List each line of the data in which the string "code" appears.

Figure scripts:
※ ※ ※
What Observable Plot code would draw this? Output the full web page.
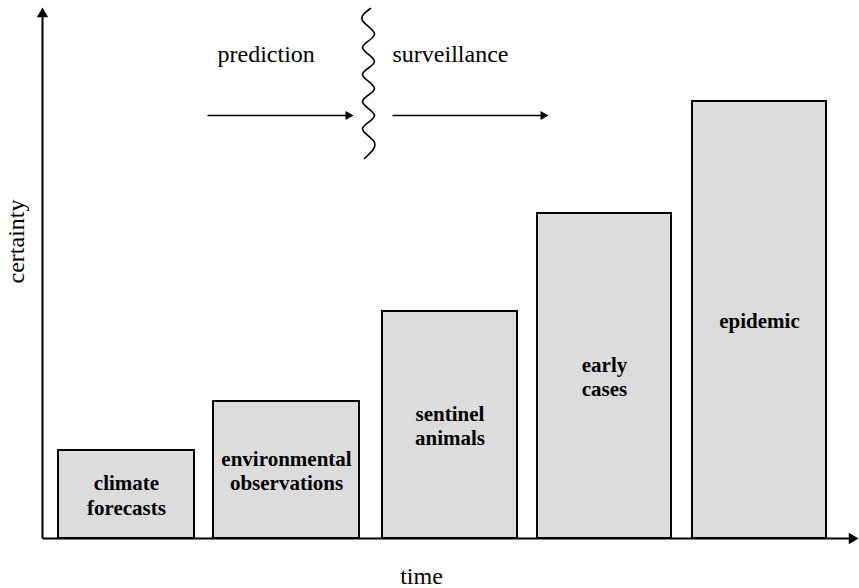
<!DOCTYPE html>
<html>
<head>
<meta charset="utf-8">
<script src="https://cdn.jsdelivr.net/npm/d3@7"></script>
<script src="https://cdn.jsdelivr.net/npm/@observablehq/plot@0.6"></script>
<style>
  html, body { margin: 0; padding: 0; background: #fff; }
  #chart { width: 859px; height: 588px; }
</style>
</head>
<body>
<div id="chart"></div>
<script>
// Bars: stages along the time axis (offsets from the origin), and their certainty
const categories = ["climate\nforecasts", "environmental\nobservations", "sentinel\nanimals", "early\ncases", "epidemic"];
const barStart = [16, 171, 340, 495, 650];
const barEnd = [152, 317, 475, 629, 784];
const certainty = [88, 137, 227, 325, 437];

// Phases shown above the bars
const phases = ["prediction", "surveillance"];
const phaseLabelX = [175, 350];
const phaseLabelY = 477;
const phaseArrowStart = [165, 350];
const phaseArrowEnd = [311, 506];
const phaseArrowY = 423;

// Wavy divider between the phases
const waveX = [328, 320, 332, 320, 332, 320, 332, 320, 332, 320, 332, 322];
const waveY = [530, 518, 504, 491, 477, 464, 450, 437, 423, 410, 396, 380];

// Axes extents
const timeMax = 816;
const certaintyMax = 531;
const axisTitles = {x: "time", y: "certainty"};

const bars = categories.map((c, i) => ({label: c, x1: barStart[i], x2: barEnd[i], h: certainty[i]}));
const wave = waveX.map((x, i) => ({x, y: waveY[i]}));
const phaseData = phases.map((p, i) => ({label: p, lx: phaseLabelX[i], x1: phaseArrowStart[i], x2: phaseArrowEnd[i]}));

const font = '"Liberation Serif", "Times New Roman", Times, serif';

const chart = Plot.plot({
  width: 859,
  height: 588,
  margin: 0,
  style: {fontFamily: font, background: "white", color: "black"},
  x: {domain: [0, timeMax], range: [42, 858], axis: null},
  y: {domain: [0, certaintyMax], range: [538, 7], axis: null},
  marks: [
    Plot.rect(bars, {x1: "x1", x2: "x2", y1: 0, y2: "h", fill: "#dcdcdc", stroke: "black", strokeWidth: 2}),
    Plot.text(bars, {x: d => (d.x1 + d.x2) / 2, y: d => d.h / 2, text: "label", fontWeight: "bold", fontSize: 21, lineHeight: 1.19, fill: "black"}),
    // axes
    Plot.link([{x1: 0, y1: 0, x2: timeMax - 5, y2: 0}, {x1: 0, y1: 0, x2: 0, y2: certaintyMax - 5}], {x1: "x1", y1: "y1", x2: "x2", y2: "y2", stroke: "black", strokeWidth: 2}),
    Plot.dot([{x: timeMax, y: 0}], {x: "x", y: "y", symbol: "triangle", r: 4.2, fill: "black", stroke: null, rotate: 90, dx: -6.5}),
    Plot.dot([{x: 0, y: certaintyMax}], {x: "x", y: "y", symbol: "triangle", r: 4.2, fill: "black", stroke: null, rotate: 0, dy: 6.5}),
    // phase arrows
    Plot.link(phaseData, {x1: "x1", x2: d => d.x2 - 4, y1: phaseArrowY, y2: phaseArrowY, stroke: "black", strokeWidth: 1.6}),
    Plot.dot(phaseData, {x: "x2", y: phaseArrowY, symbol: "triangle", r: 3.4, fill: "black", stroke: null, rotate: 90, dx: -5.3}),
    Plot.text(phaseData, {x: "lx", y: phaseLabelY, text: "label", textAnchor: "start", lineAnchor: "bottom", fontSize: 24, fill: "black"}),
    // wavy divider
    Plot.line(wave, {x: "x", y: "y", curve: "natural", stroke: "black", strokeWidth: 1.6}),
    // axis titles
    Plot.text([axisTitles.x], {x: 379, y: -45, text: d => d, textAnchor: "middle", lineAnchor: "bottom", fontSize: 24, fill: "black"}),
    Plot.text([axisTitles.y], {x: -19, y: 297, text: d => d, rotate: -90, textAnchor: "middle", lineAnchor: "bottom", fontSize: 24, fill: "black"})
  ]
});
document.getElementById("chart").appendChild(chart);
</script>
</body>
</html>
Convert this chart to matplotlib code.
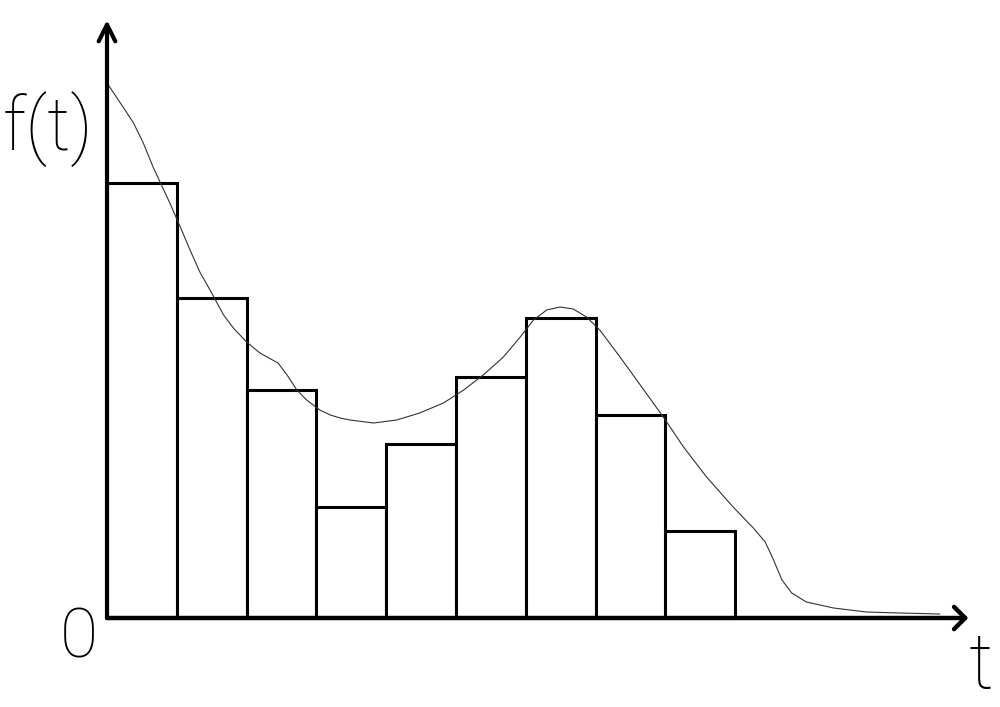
import numpy as np
import matplotlib
matplotlib.use("Agg")
from matplotlib import pyplot as plt

# bar heights (histogram of f(t)), bar width = 1 unit of t
bar_heights = [4.35, 3.20, 2.28, 1.11, 1.74, 2.41, 3.00, 2.03, 0.87]

# density curve
curve_t = [0.00, 0.23, 0.38, 0.52, 0.66, 0.78, 0.90, 1.05, 1.19, 1.33,
           1.50, 1.67, 1.81, 2.00, 2.19, 2.45, 2.58, 2.72, 2.86, 3.05,
           3.20, 3.34, 3.48, 3.82, 4.15, 4.48, 4.82, 5.11, 5.39, 5.68,
           5.92, 6.11, 6.30, 6.49, 6.68, 6.87, 7.06, 7.35, 7.64, 7.97,
           8.26, 8.59, 8.97, 9.26, 9.43, 9.55, 9.67, 9.81, 10.02, 10.41,
           10.88, 11.36, 11.93]
curve_f = [5.35, 5.11, 4.95, 4.75, 4.51, 4.33, 4.15, 3.91, 3.68, 3.46,
           3.25, 3.03, 2.90, 2.76, 2.65, 2.55, 2.43, 2.28, 2.18, 2.08,
           2.03, 2.00, 1.98, 1.95, 1.98, 2.05, 2.15, 2.28, 2.43, 2.61,
           2.81, 2.98, 3.08, 3.11, 3.09, 3.01, 2.88, 2.61, 2.33, 2.01,
           1.71, 1.41, 1.11, 0.90, 0.76, 0.58, 0.38, 0.25, 0.16, 0.10,
           0.06, 0.05, 0.04]

fig = plt.figure(figsize=(10, 7.07), dpi=100)
ax = fig.add_axes([0, 0, 1, 1])
ax.set_xlim(-1.533, 12.794)
ax.set_ylim(-0.89, 6.18)
ax.axis('off')

x = np.arange(len(bar_heights))
ax.bar(x, bar_heights, width=1.0, align='edge', facecolor='white',
       edgecolor='black', linewidth=2.2, zorder=2)

ax.plot(curve_t, curve_f, color='#333333', linewidth=0.8, zorder=3,
        solid_joinstyle='round')

# axes with arrows
ax.annotate('', xy=(0, 5.98), xytext=(0, 0),
            arrowprops=dict(arrowstyle='->,head_length=0.6,head_width=0.3',
                            lw=3, color='black', shrinkA=0, shrinkB=0,
                            mutation_scale=20), zorder=4)
ax.annotate('', xy=(12.34, 0), xytext=(0, 0),
            arrowprops=dict(arrowstyle='->,head_length=0.4,head_width=0.4',
                            lw=3.2, color='black', shrinkA=0, shrinkB=0,
                            mutation_scale=20), zorder=4)

fam = ['Roboto', 'DejaVu Sans']
ax.text(-1.50, 4.68, 'f(t)', fontsize=53, family=fam, fontweight='light',
        ha='left', va='baseline')
ax.text(-0.40, -0.39, '0', fontsize=50, family=fam, fontweight='light',
        ha='center', va='baseline')
ax.text(12.52, -0.86, 't', fontsize=56, family=fam, fontweight='light',
        ha='center', va='bottom')

fig.savefig('out.png', dpi=100, facecolor='white')
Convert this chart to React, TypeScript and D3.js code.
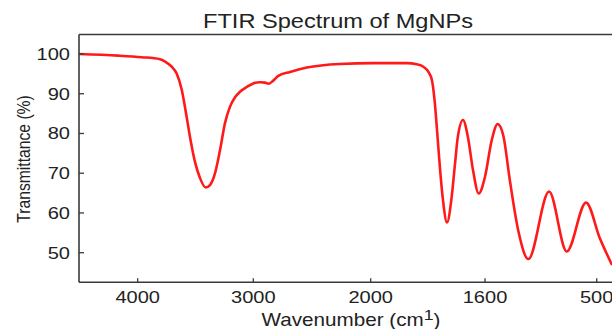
import React from "react";
import * as d3 from "d3";

const title = "FTIR Spectrum of MgNPs";
const xLabel = "Wavenumber (cm";
const xLabelSup = "1";
const yLabel = "Transmittance (%)";

const xTickValues = [4000, 3000, 2000, 1600, 500];
const xTickLabels = ["4000", "3000", "2000", "1600", "500"];
const yTickValues = [50, 60, 70, 80, 90, 100];

const wavenumber = [
  4508, 4168, 3965, 3807, 3763, 3706, 3663, 3619, 3582, 3548, 3504, 3461, 3412,
  3375, 3331, 3288, 3245, 3202, 3158, 3115, 3057, 3000, 2943, 2900, 2872, 2830,
  2787, 2687, 2545, 2261, 1991, 1874, 1839, 1816, 1798, 1786, 1776, 1767, 1758,
  1747, 1733, 1718, 1706, 1695, 1677, 1660, 1642, 1622, 1600, 1534, 1475, 1420,
  1354, 1272, 1173, 969, 795, 605, 467, 349,
];
const transmittance = [
  100, 99.6, 99.2, 98.7, 98.1, 96.8, 95.1, 91, 85.1, 79.2, 72.8, 68.8, 66.4, 67,
  70, 75.8, 82.6, 86.7, 89.1, 90.5, 91.7, 92.6, 92.9, 92.8, 92.5, 93.3, 94.5,
  95.5, 96.6, 97.5, 97.7, 97.7, 97.4, 96.8, 95.5, 93.5, 88, 80, 71.6, 63.2,
  57.6, 63.2, 71.6, 79.2, 83.4, 79.2, 70.8, 64.9, 69.1, 78.3, 82.4, 79.5,
  68, 55.5, 48.4, 65.4, 50.3, 62.6, 53.5, 46.9,
];

const W = 612;
const H = 329;
const left = 79;
const right = 612;
const top = 34.5;
const bottom = 282.3;
const SX = 1.18;
const FONT = "'Liberation Sans', Arial, Helvetica, sans-serif";
const AXIS = "#3a3a3a";

export default function App() {
  const x = d3
    .scaleLinear()
    .domain(xTickValues)
    .range([137.7, 253.3, 370.7, 485, 596.7]);
  const y = d3.scaleLinear().domain([50, 100]).range([252.7, 54]);

  const pts = wavenumber.map((w, i) => [x(w), y(transmittance[i])] as [number, number]);
  const line = d3.line().curve(d3.curveMonotoneX)(pts) || "";

  return (
    <svg
      width={W}
      height={H}
      style={{ position: "absolute", left: 0, top: 0, background: "#fff" }}
    >
      <defs>
        <clipPath id="plot">
          <rect x={left} y={top} width={right - left} height={bottom - top} />
        </clipPath>
      </defs>
      <rect x={0} y={0} width={W} height={H} fill="#fff" />

      <text
        transform={`translate(338,28) scale(${SX},1)`}
        textAnchor="middle"
        fontFamily={FONT}
        fontSize={20}
        fill="#222"
      >
        {title}
      </text>

      <path d={line} fill="none" stroke="#ff1a1a" strokeWidth={2.6} clipPath="url(#plot)" strokeLinejoin="round" />

      <line x1={left} x2={right} y1={top} y2={top} stroke={AXIS} strokeWidth={1.6} />
      <line x1={left} x2={right} y1={bottom} y2={bottom} stroke={AXIS} strokeWidth={1.6} />
      <line x1={left} x2={left} y1={top} y2={bottom} stroke={AXIS} strokeWidth={1.6} />

      {yTickValues.map((v) => (
        <g key={"y" + v}>
          <line x1={left} x2={left + 5} y1={y(v)} y2={y(v)} stroke={AXIS} strokeWidth={1.3} />
          <text
            transform={`translate(70,${y(v) + 6}) scale(${SX},1)`}
            textAnchor="end"
            fontFamily={FONT}
            fontSize={17}
            fill="#222"
          >
            {v}
          </text>
        </g>
      ))}

      {xTickValues.map((v, i) => (
        <g key={"x" + v}>
          <line x1={x(v)} x2={x(v)} y1={bottom} y2={bottom - 4} stroke={AXIS} strokeWidth={1.3} />
          <text
            transform={`translate(${x(v)},302.5) scale(${SX},1)`}
            textAnchor="middle"
            fontFamily={FONT}
            fontSize={17}
            fill="#222"
          >
            {xTickLabels[i]}
          </text>
        </g>
      ))}

      <text
        transform={`translate(351,325.5) scale(${SX},1)`}
        textAnchor="middle"
        fontFamily={FONT}
        fontSize={17.5}
        fill="#222"
      >
        {xLabel}
        <tspan dy={-6} fontSize={15}>{xLabelSup}</tspan>
        <tspan dy={6}>)</tspan>
      </text>

      <text
        transform={`translate(30,159) scale(${SX},1) rotate(-90)`}
        textAnchor="middle"
        fontFamily={FONT}
        fontSize={15.7}
        fill="#222"
      >
        {yLabel}
      </text>
    </svg>
  );
}
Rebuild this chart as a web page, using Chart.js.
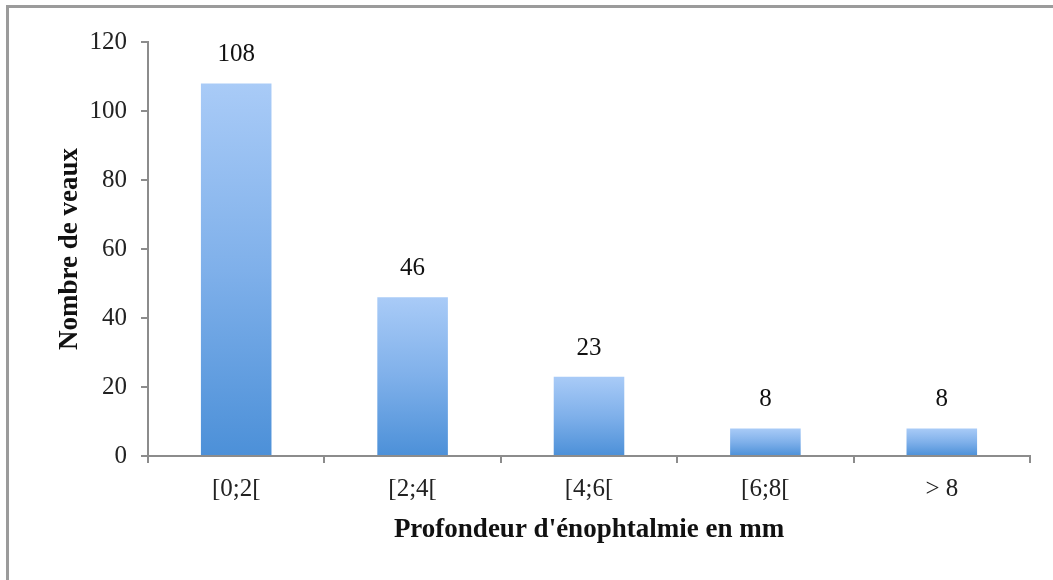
<!DOCTYPE html>
<html>
<head>
<meta charset="utf-8">
<script src="https://cdn.jsdelivr.net/npm/chart.js@4/dist/chart.umd.min.js"></script>
<style>
  html, body { margin: 0; padding: 0; background: #fff; }
  #wrap { position: relative; width: 1053px; height: 580px; }
  #frame { position: absolute; left: 6px; top: 5px; right: 0; bottom: 0;
           border-top: 3px solid #9b9b9b; border-left: 3px solid #9b9b9b; pointer-events: none; }
  canvas { position: absolute; left: 0; top: 0; }
</style>
</head>
<body>
<div id="wrap">
  <canvas id="c" width="1053" height="580"></canvas>
  <div id="frame"></div>
</div>
<script>
const categories = ['[0;2[', '[2;4[', '[4;6[', '[6;8[', '> 8'];
const values = [108, 46, 23, 8, 8];
const yTicks = [0, 20, 40, 60, 80, 100, 120];
const xTitle = "Profondeur d'énophtalmie en mm";
const yTitle = 'Nombre de veaux';

const FONT = "'Liberation Serif', 'Times New Roman', serif";

function barGradient(context) {
  const chart = context.chart;
  const y = chart.scales && chart.scales.y;
  if (!y || context.dataIndex === undefined || !chart.chartArea) return '#7aaee8';
  const v = context.dataset.data[context.dataIndex];
  const top = y.getPixelForValue(v);
  const bottom = y.getPixelForValue(0);
  if (!isFinite(top) || !isFinite(bottom) || top === bottom) return '#7aaee8';
  const g = chart.ctx.createLinearGradient(0, top, 0, bottom);
  g.addColorStop(0, '#a9cbf7');
  g.addColorStop(0.5, '#7fb0ea');
  g.addColorStop(1, '#4c90d8');
  return g;
}

const valueLabels = {
  id: 'valueLabels',
  afterDatasetsDraw(chart) {
    const ctx = chart.ctx;
    const meta = chart.getDatasetMeta(0);
    ctx.save();
    ctx.font = '25px ' + FONT;
    ctx.fillStyle = '#111';
    ctx.textAlign = 'center';
    ctx.textBaseline = 'alphabetic';
    meta.data.forEach((bar, i) => {
      ctx.fillText(String(values[i]), bar.x, bar.y - 22);
    });
    ctx.restore();
  }
};

new Chart(document.getElementById('c'), {
  type: 'bar',
  data: {
    labels: categories,
    datasets: [{
      data: values,
      backgroundColor: barGradient,
      borderWidth: 0,
      barPercentage: 0.4,
      categoryPercentage: 1.0
    }]
  },
  options: {
    responsive: false,
    animation: false,
    devicePixelRatio: 1,
    layout: { padding: { top: 42, right: 23, bottom: 0, left: 0 } },
    plugins: { legend: { display: false }, tooltip: { enabled: false } },
    scales: {
      x: {
        offset: true,
        grid: { display: true, drawOnChartArea: false, offset: true, tickLength: 7, color: '#8c8c8c', lineWidth: 2 },
        border: { display: true, color: '#8c8c8c', width: 2 },
        ticks: { color: '#222', font: { family: FONT, size: 25 }, padding: 11 },
        title: { display: true, text: xTitle, color: '#111',
                 font: { family: FONT, size: 27, weight: 'bold' }, padding: { top: 0, bottom: 34 } },
        afterFit(scale) { scale.height = 124; }
      },
      y: {
        min: 0, max: 120,
        afterBuildTicks(scale) { scale.ticks = yTicks.map(v => ({ value: v })); },
        grid: { display: true, drawOnChartArea: false, tickLength: 7, color: '#8c8c8c', lineWidth: 2 },
        border: { display: true, color: '#8c8c8c', width: 2 },
        ticks: { color: '#222', font: { family: FONT, size: 25 }, padding: 14 },
        title: { display: true, text: yTitle, color: '#111',
                 font: { family: FONT, size: 27, weight: 'bold' }, padding: { top: 54, bottom: 0 } },
        afterFit(scale) { scale.width = 148; }
      }
    }
  },
  plugins: [valueLabels]
});
</script>
</body>
</html>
※ ※ ※
## [WORKED SOLUTION]
What Observable Plot code would draw this? Output the full web page.
Convert this chart to matplotlib code.
Convert this chart to React, TypeScript and D3.js code.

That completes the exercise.